Literary Bibliography in English | The Canadian Encyclopedia


Literary Bibliography in English

The essential foundations of literary scholarship are adequate research tools and definitive texts of the literature itself: both are the products of literary bibliography - the former of enumerative, the latter of textual and analytical, bibliography.

Literary Bibliography in English

The essential foundations of literary scholarship are adequate research tools and definitive texts of the literature itself: both are the products of literary bibliography - the former of enumerative, the latter of textual and analytical, bibliography. Enumerative bibliography aims at recording the literary achievement - past and present, primary and secondary - of a nation. At its best, it enables scholars to determine the structure and perceive the historical shape of their discipline; and on a more practical level it helps them to be selective in their research and to establish, without time-consuming work, the publishing history and transmission of primary texts. The bibliographies themselves may range from mere chronological listings of short titles to elaborate catalogues of quasi-facsimile title pages, and may include any combination of primary, secondary, retrospective and current material. The chief criteria of usefulness are comprehensiveness, accessibility and currency.

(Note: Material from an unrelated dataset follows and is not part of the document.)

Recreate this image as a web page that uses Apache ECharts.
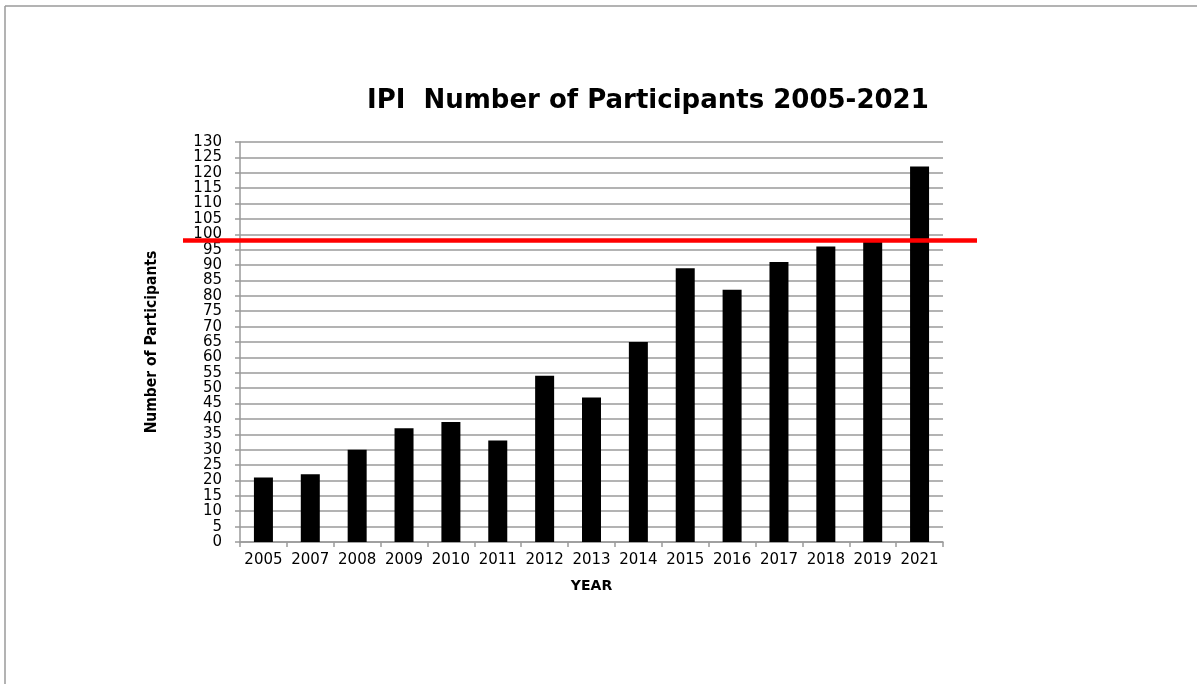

The literary scholar's first concern is to know the primary texts. The standard retrospective bibliography in this area of Canadian LITERATURE IN ENGLISH is R.E. Watters's Checklist of Canadian Literature and Background Materials 1628-1960 (2nd ed 1972) which, though inconveniently organized and now outdated, has contributed greatly to an awareness of the scope of Canadian writing. This work, augmented by such references as Marie Tremaine's Bibliography of Canadian Imprints, 1751-1800 (1952), library catalogues and current listings in the National Library's Canadiana (monthly and annually), goes far towards giving a complete view of Canada's primary texts, but falls far short of the ideal of enabling scholars to ascertain any author's literary corpus.

More helpful in doing so are a number of retrospective primary and secondary bibliographies which attempt to define each author's corpus and also offer complete listings of critical and historical commentary. R.G. Moyles's English-Canadian Literature to 1900 (1976), Peter Stevens's Modern English-Canadian Poetry (1978) and Helen Hoy's Modern English-Canadian Prose (1983) together provide a focused view of Canadian literature up to the 1970s. Intended for students and beginning researchers, these offer primary and secondary bibliographies for over 150 authors, and also introduce the user to other reference guides, major anthologies, literary histories and general criticism, and important literary periodicals.

More intensive and detailed is The Annotated Bibliography of Canada's Major Authors (1979- ) edited by Jack David and Robert Lecker - each volume containing 5 major writers. When completed the series will have covered 50 authors, detailing not merely the usual primary/secondary work, but such important items as manuscripts, works published in periodicals (very important for poets) and reviews.

The scholar's research will, of course, often lead far beyond creative writing, and into many ancillary disciplines such as history or native studies. Bibliographies in these areas can easily be found through Douglas Lochhead's Bibliography of Canadian Bibliographies (1972) and a number of specialized regional guides. Also indispensable are such reference tools as the Canadian Periodical Index (annual), the Canadian Book Review Annual, Canadiana and the MLA International Bibliography (annual); this last, though American, contains a great deal of current Canadian criticism.

Enumerative bibliography in Canada is nevertheless both disparate and idiosyncratic. There is still too little attention paid to textual transmission, variant editions and minor authors. Bibliographical investigation is still too dependent on individual initiative and preference, and a greater effort must be made to produce, by scholarly consensus, a single complete and comprehensive primary/secondary bibliography of Canada's creative literature. But enumerative bibliography has at least made a strong beginning; textual bibliography has not.

It used to be felt that analytical and textual bibliography were necessary only in defining the provenance of very old texts, eg, those of Shakespeare or Milton, where many authoritative variant versions existed. Analytical bibliography examined the text's printing history and textual bibliography applied those findings to the production of a definitive edition. It is now accepted, however, that following the textual path is necessary in producing a critical edition in the following steps: 1) establishing and collecting the authoritative texts; 2) choosing a base text for comparison; 3) thoroughly collating all texts or versions; 4) determining a copy text; 5) preparing a critical apparatus; 6) determining through these steps the extent of emendation and correction needed. In the past this was not done: new editions of Canadian classics were, if not truncated or bastardized, merely reprints of any preceding edition.

In recent years, however, editors of Canadian classics have become aware of and more concerned about textual fidelity. They are indeed following the "textual path" outlined above. New critical editions of such texts as Frances BROOKE's The History of Emily Montague (1769) and John RICHARDSON's WACOUSTA (1832), produced by the Centre for Editing Early Canadian Texts at Carleton U, and the major editorial projects for E.J. Pratt and A.M. Klein, have set new standards for future editors. If they are adhered to, we can be assured that Canadian literature will be as reliably transmitted as that of any other nation.